Conversely, the board will respect and encourage the autonomy of each of
the local chapters to the extent that such autonomy serves the interests
of the organization and the advancement of its mission.
Put in other terms,
policy on legislation and action at the state level will be made by the
board of directors, while policy on legislation and action at the
county, city, or borough level will be the joint responsibility of the
members of the respective local chapter and the board, with the board
exercising oversight and overall policy-making authority. In cases in
which action or activities by one local chapter could have an impact on
the work of another, the former will have an obligation to coordinate
with the latter, and the board will have the authority to resolve any
dispute between the two.
New language
(3.11.2002):
Article VI, Section
2. Local Chapters.
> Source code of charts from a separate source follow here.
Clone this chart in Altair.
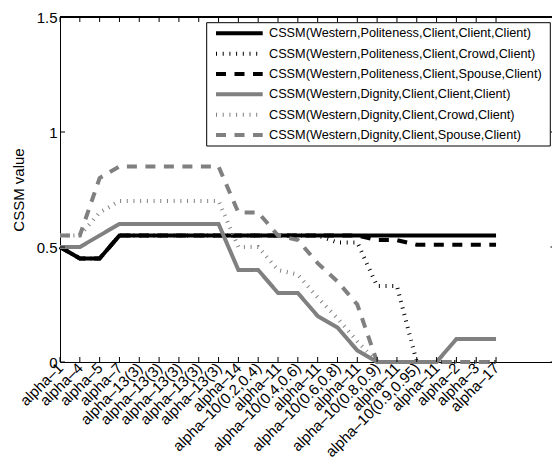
import altair as alt
import pandas as pd

# x-axis categories (one per parameter setting)
labels = ["alpha–1", "alpha–4", "alpha–5", "alpha–7",
          "alpha–13(3)", "alpha–13(3)", "alpha–13(3)", "alpha–13(3)", "alpha–13(3)",
          "alpha–14", "alpha–10(0.2,0.4)", "alpha–11", "alpha–10(0.4,0.6)", "alpha–11",
          "alpha–10(0.6,0.8)", "alpha–11", "alpha–10(0.8,0.9)", "alpha–11",
          "alpha–10(0.9,0.95)", "alpha–11", "alpha–2", "alpha–3", "alpha–17"]

series_names = [
    "CSSM(Western,Politeness,Client,Client,Client)",
    "CSSM(Western,Politeness,Client,Crowd,Client)",
    "CSSM(Western,Politeness,Client,Spouse,Client)",
    "CSSM(Western,Dignity,Client,Client,Client)",
    "CSSM(Western,Dignity,Client,Crowd,Client)",
    "CSSM(Western,Dignity,Client,Spouse,Client)",
]

pol_client = [0.5, 0.45, 0.45, 0.55, 0.55, 0.55, 0.55, 0.55, 0.55, 0.55, 0.55, 0.55,
              0.55, 0.55, 0.55, 0.55, 0.55, 0.55, 0.55, 0.55, 0.55, 0.55, 0.55]
pol_crowd = [0.5, 0.45, 0.45, 0.55, 0.55, 0.55, 0.55, 0.55, 0.55, 0.55, 0.55, 0.55,
             0.55, 0.55, 0.52, 0.52, 0.33, 0.33, 0.0, 0.0, 0.0, 0.0, 0.0]
pol_spouse = [0.5, 0.45, 0.45, 0.55, 0.55, 0.55, 0.55, 0.55, 0.55, 0.55, 0.55, 0.55,
              0.55, 0.55, 0.55, 0.55, 0.53, 0.53, 0.51, 0.51, 0.51, 0.51, 0.51]
dig_client = [0.5, 0.5, 0.55, 0.6, 0.6, 0.6, 0.6, 0.6, 0.6, 0.4, 0.4, 0.3,
              0.3, 0.2, 0.15, 0.05, 0.0, 0.0, 0.0, 0.0, 0.1, 0.1, 0.1]
dig_crowd = [0.55, 0.55, 0.65, 0.7, 0.7, 0.7, 0.7, 0.7, 0.7, 0.5, 0.5, 0.4,
             0.38, 0.28, 0.19, 0.09, 0.0, 0.0, 0.0, 0.0, 0.0, 0.0, 0.0]
dig_spouse = [0.55, 0.55, 0.8, 0.85, 0.85, 0.85, 0.85, 0.85, 0.85, 0.65, 0.65, 0.55,
              0.53, 0.43, 0.35, 0.25, 0.0, 0.0, 0.0, 0.0, 0.0, 0.0, 0.0]

series_values = [pol_client, pol_crowd, pol_spouse, dig_client, dig_crowd, dig_spouse]
y_ticks = [0, 0.5, 1, 1.5]

GRAY = "#808080"
colors = ["black", "black", "black", GRAY, GRAY, GRAY]
dashes = [[1, 0], [1, 5.7], [10, 8.5], [1, 0], [1, 5.7], [10, 8.5]]

FONT = "Liberation Sans"
W, H = 492, 345           # visible plot area
X_MAX = 25                # x axis runs a little past the right edge
X_SPAN = 19.82 * X_MAX    # pixel length of the x axis

rows = []
for order, (name, vals) in enumerate(zip(series_names, series_values)):
    for i, v in enumerate(vals):
        rows.append({"series": name, "order": order, "i": i, "v": v})
df = pd.DataFrame(rows)

xscale = alt.Scale(domain=[0, X_MAX], range=[0, X_SPAN], nice=False, zero=False)
yscale = alt.Scale(domain=[0, 1.5], nice=False)

label_expr = "[" + ",".join('"%s"' % s for s in labels) + "][datum.value]"

x_axis = alt.Axis(values=list(range(len(labels))), labelExpr=label_expr,
                  labelAngle=-45, labelAlign="right", labelBaseline="middle",
                  labelPadding=3, labelFontSize=15, labelFont=FONT,
                  labelColor="black", labelOverlap=False, labelBound=False,
                  labelFlush=False, tickSize=0, domainColor="black",
                  grid=False, title=None)
y_axis = alt.Axis(values=y_ticks, format="~g", tickSize=0, labelPadding=3,
                  labelFontSize=15, labelFont=FONT, labelColor="black",
                  domainColor="black", grid=False, title="CSSM value",
                  titleFont=FONT, titleFontSize=15, titleFontWeight="normal",
                  titleColor="black", titleX=-42, titleY=H / 2,
                  titleBaseline="middle")

lines = alt.Chart(df).mark_line(strokeWidth=4, strokeCap="butt", strokeJoin="miter").encode(
    x=alt.X("i:Q", scale=xscale, axis=x_axis),
    y=alt.Y("v:Q", scale=yscale, axis=y_axis),
    color=alt.Color("series:N", scale=alt.Scale(domain=series_names, range=colors), legend=None),
    strokeDash=alt.StrokeDash("series:N", scale=alt.Scale(domain=series_names, range=dashes),
                              legend=None),
    order=alt.Order("order:Q"),
    detail="series:N",
)

# inward tick marks on all four sides of the box
xt = pd.DataFrame({"i": list(range(len(labels)))})
yt = pd.DataFrame({"v": y_ticks})
tx = alt.X("i:Q", scale=xscale, axis=x_axis)
ty = alt.Y("v:Q", scale=yscale, axis=y_axis)
bottom_ticks = alt.Chart(xt).mark_rule(color="black", strokeWidth=1).encode(
    x=tx, y=alt.value(H), y2=alt.value(H - 5))
top_ticks = alt.Chart(xt).mark_rule(color="black", strokeWidth=1).encode(
    x=tx, y=alt.value(0), y2=alt.value(5))
left_ticks = alt.Chart(yt).mark_rule(color="black", strokeWidth=1).encode(
    y=ty, x=alt.value(0), x2=alt.value(5))
right_ticks = alt.Chart(yt).mark_rule(color="black", strokeWidth=1).encode(
    y=ty, x=alt.value(X_SPAN), x2=alt.value(X_SPAN - 5))
top_border = alt.Chart(xt).mark_rule(color="black", strokeWidth=1).encode(
    x=alt.value(0), x2=alt.value(X_SPAN), y=alt.value(0))

# legend box with one line sample and label per series
one = pd.DataFrame({"k": [0]})
legend_layers = [
    alt.Chart(one).mark_rect(fill="white", stroke="black", strokeWidth=1).encode(
        x=alt.value(146.7), x2=alt.value(490.3), y=alt.value(5.7), y2=alt.value(129))
]
for k, name in enumerate(series_names):
    ly = 16.3 + 20.35 * k
    legend_layers.append(
        alt.Chart(one).mark_rule(color=colors[k], strokeWidth=4, strokeDash=dashes[k],
                                 strokeCap="butt").encode(
            x=alt.value(156), x2=alt.value(202.7), y=alt.value(ly)))
    legend_layers.append(
        alt.Chart(one).mark_text(text=name, align="left", baseline="middle",
                                 font=FONT, fontSize=12.7, color="black").encode(
            x=alt.value(209), y=alt.value(ly)))

chart = alt.layer(
    lines, bottom_ticks, top_ticks, left_ticks, right_ticks, top_border, *legend_layers
).properties(
    width=W, height=H,
    autosize=alt.AutoSizeParams(type="none"),
    padding={"left": 60, "top": 17, "right": 0, "bottom": 100},
    background="white",
).configure_view(stroke=None)

chart.save("out.html", embed_options={"renderer": "svg", "actions": False})
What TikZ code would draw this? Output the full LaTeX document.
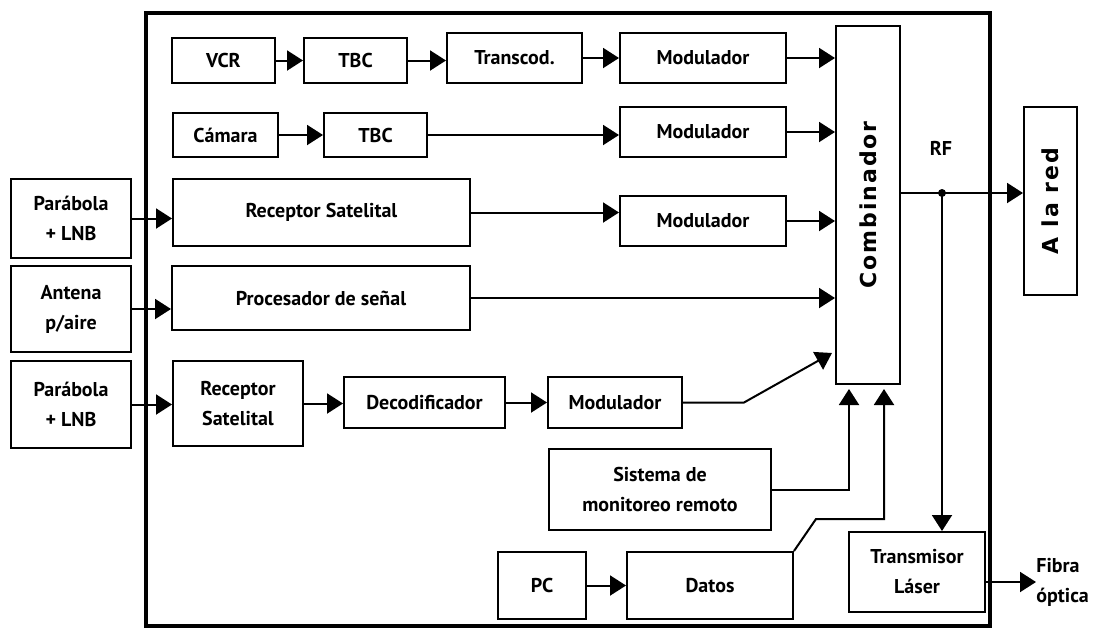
\documentclass[tikz,border=0pt]{standalone}
\usepackage{fontspec}
\setmainfont{PT Sans}
\newfontfamily\cmbfont{DejaVu Sans}[LetterSpace=9]
\usetikzlibrary{arrows.meta,calc}

\begin{document}
\begin{tikzpicture}[x=0.5pt, y=-0.5pt,
  every node/.style={font=\bfseries\fontsize{10}{15}\selectfont},
  blk/.style 2 args={draw, line width=1pt, align=center, inner sep=0pt, minimum width=#1pt, minimum height=#2pt},
  vlabel/.style={rotate=90, font=\cmbfont\bfseries\fontsize{11}{13}\selectfont},
  arr/.style={line width=1pt, -{Triangle[length=8pt, width=10pt]}},
  ln/.style={line width=1pt}]
  \useasboundingbox (0,0) rectangle (1100,628);
  \draw[line width=2pt] (146,13) rectangle (990,626);

  \node[blk={51.5}{22.5}] (vcr) at (223.5,60.5) {VCR};
  \node[blk={51.5}{22.5}] (tbca) at (355.5,60.5) {TBC};
  \node[blk={67.5}{25}] (trans) at (514.5,58) {Transcod.};
  \node[blk={83}{25}] (moda) at (703,58) {Modulador};

  \node[blk={52.5}{22}] (cam) at (225.5,135) {Cámara};
  \node[blk={51.5}{22}] (tbcb) at (375.5,135) {TBC};
  \node[blk={83}{25}] (modb) at (703,132) {Modulador};

  \node[blk={60}{39.5}] (para) at (71,218.5) {Parábola\\+ LNB};
  \node[blk={148.5}{33.5}] (reca) at (321.5,212.5) {Receptor Satelital};
  \node[blk={83}{25}] (modc) at (703,221) {Modulador};

  \node[blk={60}{43}] (ant) at (71,309) {Antena\\p/aire};
  \node[blk={149}{32}] (proc) at (321,298) {Procesador de señal};

  \node[blk={60}{43.5}] (parb) at (71,404.5) {Parábola\\+ LNB};
  \node[blk={65}{42.5}] (recb) at (238,403.5) {Receptor\\Satelital};
  \node[blk={80.5}{25.5}] (deco) at (424.5,402.5) {Decodificador};
  \node[blk={67}{25.5}] (modd) at (615,402.5) {Modulador};

  \node[blk={32}{179}] (comb) at (868,205) {};
  \node[vlabel] (combt) at (comb.center) {Combinador};
  \node[blk={26.5}{94}] (ared) at (1050.5,201) {};
  \node[vlabel] (aredt) at (ared.center) {A la red};

  \node[blk={111}{40.5}] (sist) at (660,489.5) {Sistema de\\monitoreo remoto};
  \node[blk={44}{33.5}] (pc) at (542,585.5) {PC};
  \node[blk={83}{33.5}] (datos) at (710,585.5) {Datos};
  \node[blk={68}{40}] (tx) at (917,572) {Transmisor\\Láser};

  \node (rf) at (941,148) {RF};
  \node[anchor=west, align=left, inner sep=0pt] (fibra) at (1036,582) {Fibra\\óptica};
  \coordinate (rfdot) at (942,193);
  \coordinate (ina) at ($(comb.south)+(-19,4)$);
  \coordinate (inb) at ($(comb.south)+(16,4)$);

  \draw[arr] (vcr) -- (tbca);
  \draw[arr] (tbca.east) -- (tbca.east -| trans.west);
  \draw[arr] (trans.east) -- (trans.east -| moda.west);
  \draw[arr] (moda.east) -- (moda.east -| comb.west);

  \draw[arr] (cam) -- (tbcb);
  \draw[arr] (tbcb.east) -- (tbcb.east -| modb.west);
  \draw[arr] (modb.east) -- (modb.east -| comb.west);

  \draw[arr] (para.east) -- (para.east -| reca.west);
  \draw[arr] (reca.east) -- (reca.east -| modc.west);
  \draw[arr] (modc.east) -- (modc.east -| comb.west);

  \draw[arr] (ant.east) -- (ant.east -| proc.west);
  \draw[arr] (proc.east) -- (proc.east -| comb.west);

  \draw[arr] (parb.east) -- (parb.east -| recb.west);
  \draw[arr] (recb.east) -- (recb.east -| deco.west);
  \draw[arr] (deco) -- (modd);
  \draw[arr] (modd.east) -- ++(61,0) -- ($(comb.south west)+(-3,-32)$);

  \draw[arr] (sist.east) -| (ina);
  \draw[arr] (datos.north east) -- ++(22,-32) -| (inb);
  \draw[arr] (pc) -- (datos);

  \draw[ln] (comb.east |- rfdot) -- (rfdot);
  \draw[arr] (rfdot) -- (rfdot -| ared.west);
  \fill (rfdot) circle[radius=2pt];
  \draw[arr] (rfdot) -- (rfdot |- tx.north);
  \draw[arr] (tx.east |- fibra.west) -- (fibra.west);
\end{tikzpicture}
\end{document}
The board shall be authorized to establish
a local chapter in any city, county, borough, or region with a
sufficient number of members to justify its formation. While local
chapters will be encouraged to provide the board with input, it is the
board that will have responsibility for organizational policy-making and
for legislative initiatives undertaken under NYAGRA’s auspices.
In cases in which
action or activities by one local chapter could have an impact on the
work of another, the former will have an obligation to consult with the
latter, and the board will have the authority to resolve any dispute
between the two. Special meetings of a local chapter to consider either
organizational matters or legislative or political affairs shall require
authorization by the board of directors as well as due notice to the
entire membership of the local chapter.
Original language:
Article XI, Section
1. Amendments. These by-laws may be amended at any meeting of
the general membership by a vote of two-thirds (2/3) of the entire
membership, or at an annual meeting by two-thirds (2/3) of the general
membership, or by a vote of (2/3) of the board of directors then in
office.
New language
(3.11.2002):
Article XI, Section
1. Amendments. These by-laws may be amended by a vote of
(2/3) of the board of directors then in office, whether taken in a
meeting or in writing (including by e-mail), and the board of directors
alone shall have the authority to amend the organization’s by-laws.